C'est pourquoi il faut espérer qu'une véritable transformation vers un régime qui soit plus comptable devant ses masses jouera un certain effet domino dans le monde arabe et conduira à une démocratisation véritable et durable.
Malheureusement, il y a des centres de pouvoir manifestement racistes et fascistes en Occident qui ne cessent de pousser ces gouvernements à rester, en soutenant des régimes dictatoriaux dans le monde arabe. Leur mantra est que ces régimes servent à tenir les Islamistes à distance. Mais c'est un raisonnement fallacieux et au mieux erroné, car le soutien continu de ces régimes tyranniques ne fait que contribuer à approfondir la haine de l'Occident parmi des centaines de millions de Musulmans dans le monde.

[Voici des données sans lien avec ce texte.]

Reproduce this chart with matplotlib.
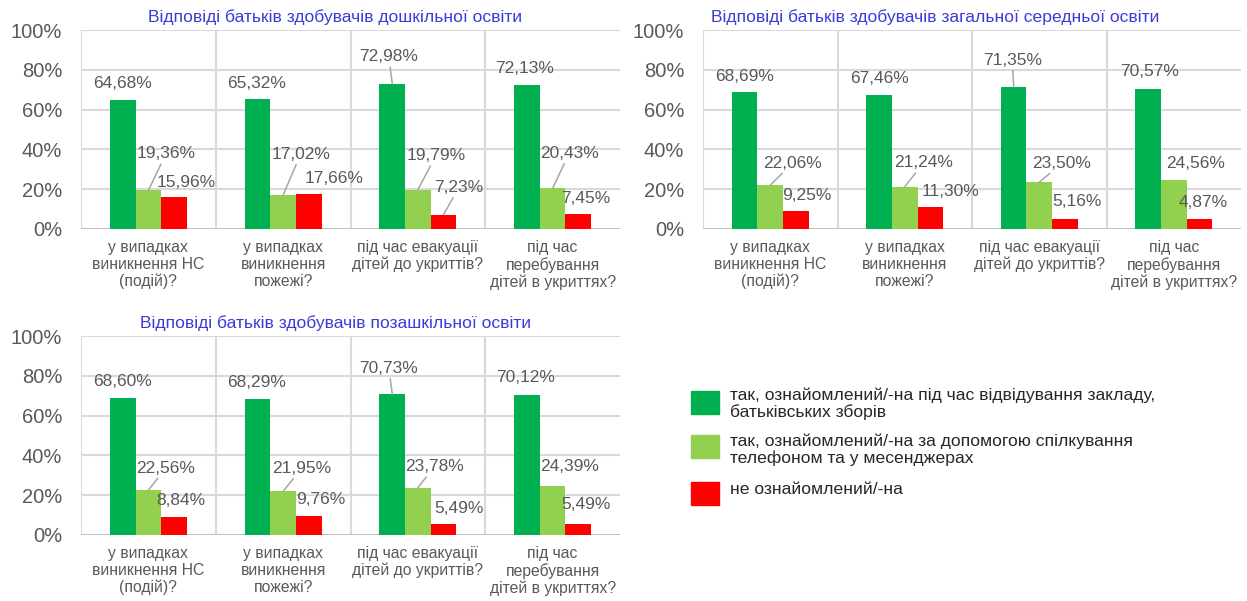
import numpy as np
import matplotlib
matplotlib.use('Agg')
import matplotlib.pyplot as plt
from matplotlib.patches import Rectangle

plt.rcParams['font.family'] = ['Liberation Sans', 'DejaVu Sans']

categories = ['у випадках\nвиникнення НС\n(подій)?',
              'у випадках\nвиникнення\nпожежі?',
              'під час евакуації\nдітей до укриттів?',
              'під час\nперебування\nдітей в укриттях?']
series_names = ['так, ознайомлений/-на під час відвідування закладу,\nбатьківських зборів',
                'так, ознайомлений/-на за допомогою спілкування\nтелефоном та у месенджерах',
                'не ознайомлений/-на']
colors = ['#00B050', '#92D050', '#FF0000']

titles = ['Відповіді батьків здобувачів дошкільної освіти',
          'Відповіді батьків здобувачів загальної середньої освіти',
          'Відповіді батьків здобувачів позашкільної освіти']

preschool_visit = [64.68, 65.32, 72.98, 72.13]
preschool_phone = [19.36, 17.02, 19.79, 20.43]
preschool_no = [15.96, 17.66, 7.23, 7.45]

secondary_visit = [68.69, 67.46, 71.35, 70.57]
secondary_phone = [22.06, 21.24, 23.50, 24.56]
secondary_no = [9.25, 11.30, 5.16, 4.87]

extra_visit = [68.60, 68.29, 70.73, 70.12]
extra_phone = [22.56, 21.95, 23.78, 24.39]
extra_no = [8.84, 9.76, 5.49, 5.49]

# label offsets (pixels from bar top) and leader lines, as moved in the original
offs_pre = [[(-0.5, 17), (-1, 16), (-3.5, 27), (-2, 16.5)],
            [(17.5, 36.5), (17.5, 41), (18, 34), (16.5, 35)],
            [(12.5, 15), (25.5, 15), (15.5, 27), (8, 16)]]
lead_pre = [[0, 0, 1, 0], [1, 1, 1, 1], [0, 0, 1, 0]]
offs_sec = [[(0, 16), (0, 16), (-1.5, 27), (1, 17)],
            [(22.5, 22), (19, 24), (22.5, 19), (22, 17)],
            [(11.5, 15), (20, 15), (12.5, 17), (3.5, 17)]]
lead_sec = [[0, 0, 1, 0], [1, 1, 1, 0], [0, 0, 0, 0]]
offs_ext = [[(0, 16.5), (-1, 17), (-3.5, 26), (-1.5, 17.5)],
            [(17.5, 22), (18.5, 23), (16.5, 21), (16.5, 20)],
            [(7, 16.5), (12.5, 15.6), (15.5, 16), (8, 20)]]
lead_ext = [[0, 0, 1, 0], [1, 1, 1, 0], [0, 0, 0, 0]]

W, H = 1247, 601
GRAY = '#595959'
fig = plt.figure(figsize=(W / 100, H / 100), dpi=100)


def px_rect(left, top, right, bottom):
    return [left / W, 1 - bottom / H, (right - left) / W, (bottom - top) / H]


def fmt(v):
    return f'{v:.2f}'.replace('.', ',') + '%'


def panel(rect, title, tx, ty, series, offs, leads):
    ax = fig.add_axes(px_rect(*rect))
    x = np.arange(len(categories))
    bw = 0.19
    for i, vals in enumerate(series):
        xs = x + (i - 1) * bw
        ax.bar(xs, vals, width=bw, color=colors[i], zorder=3)
        for j, v in enumerate(vals):
            props = None
            if leads[i][j]:
                props = dict(arrowstyle='-', color='#A6A6A6', lw=1.1, shrinkA=0, shrinkB=0)
            ax.annotate(fmt(v), xy=(xs[j], v), xytext=offs[i][j], textcoords='offset pixels',
                        ha='center', va='center', fontsize=12.5, color=GRAY,
                        arrowprops=props, zorder=4)
    ax.set_xlim(-0.5, 3.5)
    ax.set_ylim(0, 100)
    ax.set_yticks(range(0, 101, 20))
    ax.set_yticklabels([f'{t}%' for t in range(0, 101, 20)])
    ax.grid(axis='y', color='#D9D9D9', lw=1.5, zorder=0)
    ax.vlines([-0.5, 0.5, 1.5, 2.5], 0, 100, color='#D9D9D9', lw=1.5, zorder=0)
    ax.axhline(0, color='#BFBFBF', lw=2, zorder=2)
    for s in ax.spines.values():
        s.set_visible(False)
    ax.set_xticks(x)
    ax.set_xticklabels(categories, fontsize=11.3, color=GRAY, linespacing=1.15)
    ax.tick_params(axis='x', length=0, pad=8)
    ax.tick_params(axis='y', length=0, pad=13.5, labelsize=14.5, labelcolor=GRAY)
    fig.text(tx / W, 1 - ty / H, title, ha='center', va='center', fontsize=12.6, color='#3B3BD9')
    return ax


panel((81, 30, 620, 229), titles[0], 335, 17,
      [preschool_visit, preschool_phone, preschool_no], offs_pre, lead_pre)
panel((703, 30, 1241, 229), titles[1], 935, 17,
      [secondary_visit, secondary_phone, secondary_no], offs_sec, lead_sec)
panel((81, 336, 620, 535), titles[2], 336, 323,
      [extra_visit, extra_phone, extra_no], offs_ext, lead_ext)

# legend
patch_tops = [391, 435, 482]
text_centers = [404, 450, 489]
for name, col, top, tc in zip(series_names, colors, patch_tops, text_centers):
    fig.add_artist(Rectangle((691 / W, 1 - (top + 23) / H), 28 / W, 23 / H,
                             transform=fig.transFigure, color=col))
    fig.text(730 / W, 1 - tc / H, name, ha='left', va='center', fontsize=12.6,
             color='#262626', linespacing=1.1)

fig.savefig('out.png', dpi=100)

Finalement, cette politique à courte vue conduit à davantage d'instabilité, davantage d'extrémisme et davantage de pertes stratégiques pour l'Occident dans cette région vitale.
En outre, il n'existe aucune preuve soutenant l'affirmation qu'avec des islamistes sunnites au pouvoir dans quelques pays arabes, le monde arabe deviendrait irrémédiablement hostile ou inamical aux intérêts occidentaux légitimes, que ce soit dans les domaines économique et politique.
Cela ne veut pas dire pourtant qu'un Moyen-Orient islamique ou quasi-islamique ne chercherait pas à regagner son honneur, sa dignité et son indépendance perdus, longtemps usurpés par les puissances occidentales, principalement par l'installation du pouvoir d'agents locaux comme les rois, les émirs, les cheikhs et les présidents à vie du monde arabe.
Dans tous les cas, les Arabes, même les plus craints, les Iraniens, ne sont pas vraiment foncièrement hostiles à l'Occident.
Les Musulmans, y compris les soi-disant Islamistes, veulent seulement être traités avec respect.